The covalency and oxidation state respectively of boron in BF$$_4^-$$, are

Boron trifluoride, $$BF_3$$, is a neutral molecule in which boron is bonded to three fluorine atoms. In the tetrafluoroborate ion, $$BF_4^-$$, one extra $$F^-$$ ion donates a lone pair to boron, creating a coordinate (dative) $$\sigma$$-bond. Thus boron is surrounded by four $$F$$ atoms.

Step 1 - Covalency of boron
Covalency is defined as the total number of $$\sigma$$-bonds an atom forms with surrounding atoms. In $$BF_4^-$$ boron forms four B-F $$\sigma$$-bonds (three normal + one coordinate). Therefore the covalency of boron is $$4$$.

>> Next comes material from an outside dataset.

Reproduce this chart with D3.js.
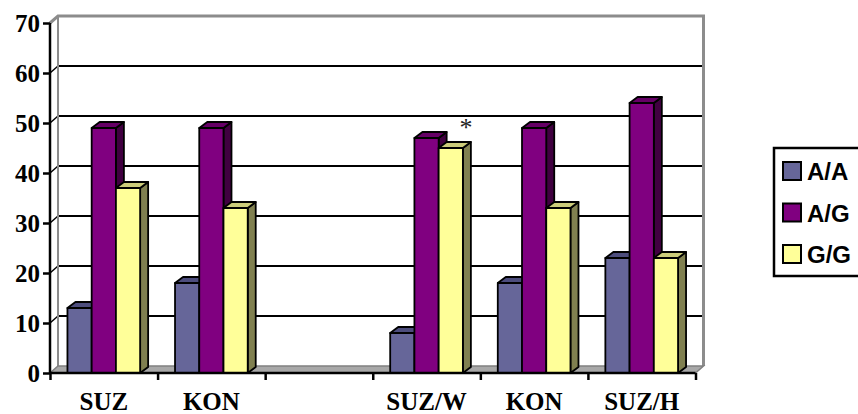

Step 2 - Oxidation state of boron
Assign oxidation numbers using the rule that fluorine always has an oxidation state of $$-1$$.

Let the oxidation state of boron be $$x$$. For the ion $$BF_4^-$$:

$$x + 4(-1) = -1$$

$$x - 4 = -1$$

$$x = +3$$

Hence the oxidation state of boron is $$+3$$.

Result
Covalency = $$4$$, Oxidation state = $$+3$$.

Therefore the correct choice is Option D.